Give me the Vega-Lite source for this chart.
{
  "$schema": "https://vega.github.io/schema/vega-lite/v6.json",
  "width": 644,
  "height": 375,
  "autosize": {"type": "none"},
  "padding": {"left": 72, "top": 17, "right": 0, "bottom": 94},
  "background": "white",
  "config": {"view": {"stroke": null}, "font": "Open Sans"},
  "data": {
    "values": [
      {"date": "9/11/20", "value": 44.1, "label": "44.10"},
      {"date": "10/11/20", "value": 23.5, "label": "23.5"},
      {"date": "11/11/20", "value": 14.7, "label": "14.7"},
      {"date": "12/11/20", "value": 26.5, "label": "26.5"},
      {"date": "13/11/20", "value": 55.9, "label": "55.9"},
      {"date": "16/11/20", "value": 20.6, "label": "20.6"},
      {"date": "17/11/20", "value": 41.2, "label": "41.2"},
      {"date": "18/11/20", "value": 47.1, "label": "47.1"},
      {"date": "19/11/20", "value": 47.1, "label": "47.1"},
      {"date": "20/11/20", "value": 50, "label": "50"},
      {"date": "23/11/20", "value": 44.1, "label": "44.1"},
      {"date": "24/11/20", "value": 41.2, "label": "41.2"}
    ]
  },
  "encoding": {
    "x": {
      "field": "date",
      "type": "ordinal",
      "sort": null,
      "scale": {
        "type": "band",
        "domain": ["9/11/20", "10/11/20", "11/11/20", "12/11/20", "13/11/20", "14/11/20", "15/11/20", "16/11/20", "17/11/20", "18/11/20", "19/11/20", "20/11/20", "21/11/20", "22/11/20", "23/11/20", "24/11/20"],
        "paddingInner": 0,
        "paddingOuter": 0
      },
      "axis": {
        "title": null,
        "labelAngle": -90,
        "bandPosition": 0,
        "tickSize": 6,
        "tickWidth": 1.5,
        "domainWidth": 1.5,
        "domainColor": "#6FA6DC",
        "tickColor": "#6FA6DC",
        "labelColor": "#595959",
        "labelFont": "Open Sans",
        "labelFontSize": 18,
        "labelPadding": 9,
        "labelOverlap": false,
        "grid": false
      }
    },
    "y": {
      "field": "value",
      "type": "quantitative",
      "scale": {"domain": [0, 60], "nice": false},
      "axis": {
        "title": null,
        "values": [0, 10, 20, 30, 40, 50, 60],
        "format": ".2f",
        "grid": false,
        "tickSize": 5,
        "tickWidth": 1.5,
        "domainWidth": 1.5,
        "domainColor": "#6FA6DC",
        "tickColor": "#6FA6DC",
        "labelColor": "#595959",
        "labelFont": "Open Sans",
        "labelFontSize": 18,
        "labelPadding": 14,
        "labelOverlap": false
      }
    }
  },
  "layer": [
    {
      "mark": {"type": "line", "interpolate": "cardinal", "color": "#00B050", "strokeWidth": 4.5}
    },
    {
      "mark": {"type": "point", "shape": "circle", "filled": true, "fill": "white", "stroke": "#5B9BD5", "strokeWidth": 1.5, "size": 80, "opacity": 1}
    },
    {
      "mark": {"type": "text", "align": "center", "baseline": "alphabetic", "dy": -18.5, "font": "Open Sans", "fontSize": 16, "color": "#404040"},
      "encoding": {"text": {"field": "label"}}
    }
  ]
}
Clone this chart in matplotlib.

* Task directions
The records above should be repeated in full, exactly as given.

* Result of the exercise
Give me the Vega-Lite source for this chart.
{
  "$schema": "https://vega.github.io/schema/vega-lite/v6.json",
  "width": 644,
  "height": 375,
  "autosize": {"type": "none"},
  "padding": {"left": 72, "top": 17, "right": 0, "bottom": 94},
  "background": "white",
  "config": {"view": {"stroke": null}, "font": "Open Sans"},
  "data": {
    "values": [
      {"date": "9/11/20", "value": 44.1, "label": "44.10"},
      {"date": "10/11/20", "value": 23.5, "label": "23.5"},
      {"date": "11/11/20", "value": 14.7, "label": "14.7"},
      {"date": "12/11/20", "value": 26.5, "label": "26.5"},
      {"date": "13/11/20", "value": 55.9, "label": "55.9"},
      {"date": "16/11/20", "value": 20.6, "label": "20.6"},
      {"date": "17/11/20", "value": 41.2, "label": "41.2"},
      {"date": "18/11/20", "value": 47.1, "label": "47.1"},
      {"date": "19/11/20", "value": 47.1, "label": "47.1"},
      {"date": "20/11/20", "value": 50, "label": "50"},
      {"date": "23/11/20", "value": 44.1, "label": "44.1"},
      {"date": "24/11/20", "value": 41.2, "label": "41.2"}
    ]
  },
  "encoding": {
    "x": {
      "field": "date",
      "type": "ordinal",
      "sort": null,
      "scale": {
        "type": "band",
        "domain": ["9/11/20", "10/11/20", "11/11/20", "12/11/20", "13/11/20", "14/11/20", "15/11/20", "16/11/20", "17/11/20", "18/11/20", "19/11/20", "20/11/20", "21/11/20", "22/11/20", "23/11/20", "24/11/20"],
        "paddingInner": 0,
        "paddingOuter": 0
      },
      "axis": {
        "title": null,
        "labelAngle": -90,
        "bandPosition": 0,
        "tickSize": 6,
        "tickWidth": 1.5,
        "domainWidth": 1.5,
        "domainColor": "#6FA6DC",
        "tickColor": "#6FA6DC",
        "labelColor": "#595959",
        "labelFont": "Open Sans",
        "labelFontSize": 18,
        "labelPadding": 9,
        "labelOverlap": false,
        "grid": false
      }
    },
    "y": {
      "field": "value",
      "type": "quantitative",
      "scale": {"domain": [0, 60], "nice": false},
      "axis": {
        "title": null,
        "values": [0, 10, 20, 30, 40, 50, 60],
        "format": ".2f",
        "grid": false,
        "tickSize": 5,
        "tickWidth": 1.5,
        "domainWidth": 1.5,
        "domainColor": "#6FA6DC",
        "tickColor": "#6FA6DC",
        "labelColor": "#595959",
        "labelFont": "Open Sans",
        "labelFontSize": 18,
        "labelPadding": 14,
        "labelOverlap": false
      }
    }
  },
  "layer": [
    {
      "mark": {"type": "line", "interpolate": "cardinal", "color": "#00B050", "strokeWidth": 4.5}
    },
    {
      "mark": {"type": "point", "shape": "circle", "filled": true, "fill": "white", "stroke": "#5B9BD5", "strokeWidth": 1.5, "size": 80, "opacity": 1}
    },
    {
      "mark": {"type": "text", "align": "center", "baseline": "alphabetic", "dy": -18.5, "font": "Open Sans", "fontSize": 16, "color": "#404040"},
      "encoding": {"text": {"field": "label"}}
    }
  ]
}
Clone this chart in matplotlib.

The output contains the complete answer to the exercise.